◆ What is required: Print the listing from its top line through the line containing "var p2 = [p1[0]", nothing more, and leave out the pictures.

◆ Material:
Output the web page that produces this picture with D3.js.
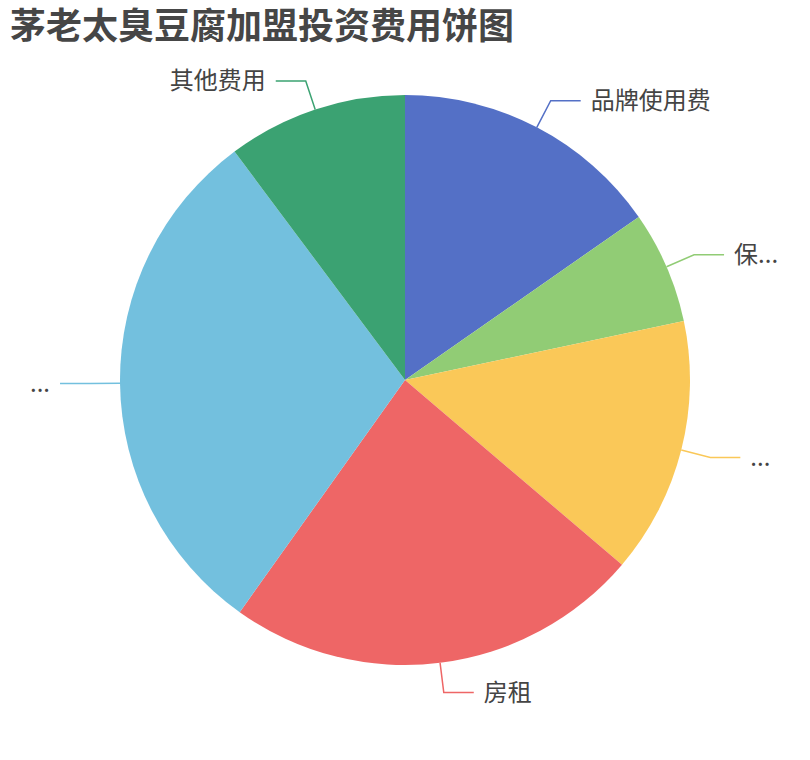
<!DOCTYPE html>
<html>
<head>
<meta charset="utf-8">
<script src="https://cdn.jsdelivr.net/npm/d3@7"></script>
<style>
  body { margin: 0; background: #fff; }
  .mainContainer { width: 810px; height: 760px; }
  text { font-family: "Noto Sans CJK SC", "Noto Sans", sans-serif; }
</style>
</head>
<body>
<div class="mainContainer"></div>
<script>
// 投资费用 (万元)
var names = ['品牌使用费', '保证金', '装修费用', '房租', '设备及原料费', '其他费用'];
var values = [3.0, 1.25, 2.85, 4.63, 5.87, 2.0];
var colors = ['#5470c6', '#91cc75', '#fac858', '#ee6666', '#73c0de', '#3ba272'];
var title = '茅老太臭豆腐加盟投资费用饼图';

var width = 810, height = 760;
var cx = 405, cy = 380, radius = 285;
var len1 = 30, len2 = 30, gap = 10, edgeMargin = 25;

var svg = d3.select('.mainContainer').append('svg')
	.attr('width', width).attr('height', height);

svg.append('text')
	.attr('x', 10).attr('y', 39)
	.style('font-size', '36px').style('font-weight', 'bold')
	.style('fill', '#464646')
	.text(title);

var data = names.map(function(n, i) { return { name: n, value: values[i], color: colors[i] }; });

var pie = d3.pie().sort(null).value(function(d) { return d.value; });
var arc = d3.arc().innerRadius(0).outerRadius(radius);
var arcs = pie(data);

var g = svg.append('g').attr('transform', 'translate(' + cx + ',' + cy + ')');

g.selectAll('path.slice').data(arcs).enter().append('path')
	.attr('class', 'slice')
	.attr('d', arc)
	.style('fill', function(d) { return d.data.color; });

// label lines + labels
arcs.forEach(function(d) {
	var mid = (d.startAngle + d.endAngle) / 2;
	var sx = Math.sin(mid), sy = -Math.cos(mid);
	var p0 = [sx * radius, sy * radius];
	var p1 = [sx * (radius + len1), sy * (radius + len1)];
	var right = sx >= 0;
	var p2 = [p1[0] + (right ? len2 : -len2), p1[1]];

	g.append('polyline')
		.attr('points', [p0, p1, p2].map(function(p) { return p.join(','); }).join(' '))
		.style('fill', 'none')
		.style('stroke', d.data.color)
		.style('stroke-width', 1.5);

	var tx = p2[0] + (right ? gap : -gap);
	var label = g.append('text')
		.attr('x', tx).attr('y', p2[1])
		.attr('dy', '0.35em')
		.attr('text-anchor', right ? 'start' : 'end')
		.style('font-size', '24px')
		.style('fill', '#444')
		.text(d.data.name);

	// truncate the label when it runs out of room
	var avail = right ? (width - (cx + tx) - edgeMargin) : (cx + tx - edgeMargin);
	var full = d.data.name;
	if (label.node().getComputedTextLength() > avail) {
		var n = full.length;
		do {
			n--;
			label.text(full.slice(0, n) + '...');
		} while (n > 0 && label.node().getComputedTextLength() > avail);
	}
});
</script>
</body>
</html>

◆ Answer in full:
Output the web page that produces this picture with D3.js.
<!DOCTYPE html>
<html>
<head>
<meta charset="utf-8">
<script src="https://cdn.jsdelivr.net/npm/d3@7"></script>
<style>
  body { margin: 0; background: #fff; }
  .mainContainer { width: 810px; height: 760px; }
  text { font-family: "Noto Sans CJK SC", "Noto Sans", sans-serif; }
</style>
</head>
<body>
<div class="mainContainer"></div>
<script>
// 投资费用 (万元)
var names = ['品牌使用费', '保证金', '装修费用', '房租', '设备及原料费', '其他费用'];
var values = [3.0, 1.25, 2.85, 4.63, 5.87, 2.0];
var colors = ['#5470c6', '#91cc75', '#fac858', '#ee6666', '#73c0de', '#3ba272'];
var title = '茅老太臭豆腐加盟投资费用饼图';

var width = 810, height = 760;
var cx = 405, cy = 380, radius = 285;
var len1 = 30, len2 = 30, gap = 10, edgeMargin = 25;

var svg = d3.select('.mainContainer').append('svg')
	.attr('width', width).attr('height', height);

svg.append('text')
	.attr('x', 10).attr('y', 39)
	.style('font-size', '36px').style('font-weight', 'bold')
	.style('fill', '#464646')
	.text(title);

var data = names.map(function(n, i) { return { name: n, value: values[i], color: colors[i] }; });

var pie = d3.pie().sort(null).value(function(d) { return d.value; });
var arc = d3.arc().innerRadius(0).outerRadius(radius);
var arcs = pie(data);

var g = svg.append('g').attr('transform', 'translate(' + cx + ',' + cy + ')');

g.selectAll('path.slice').data(arcs).enter().append('path')
	.attr('class', 'slice')
	.attr('d', arc)
	.style('fill', function(d) { return d.data.color; });

// label lines + labels
arcs.forEach(function(d) {
	var mid = (d.startAngle + d.endAngle) / 2;
	var sx = Math.sin(mid), sy = -Math.cos(mid);
	var p0 = [sx * radius, sy * radius];
	var p1 = [sx * (radius + len1), sy * (radius + len1)];
	var right = sx >= 0;
	var p2 = [p1[0] + (right ? len2 : -len2), p1[1]];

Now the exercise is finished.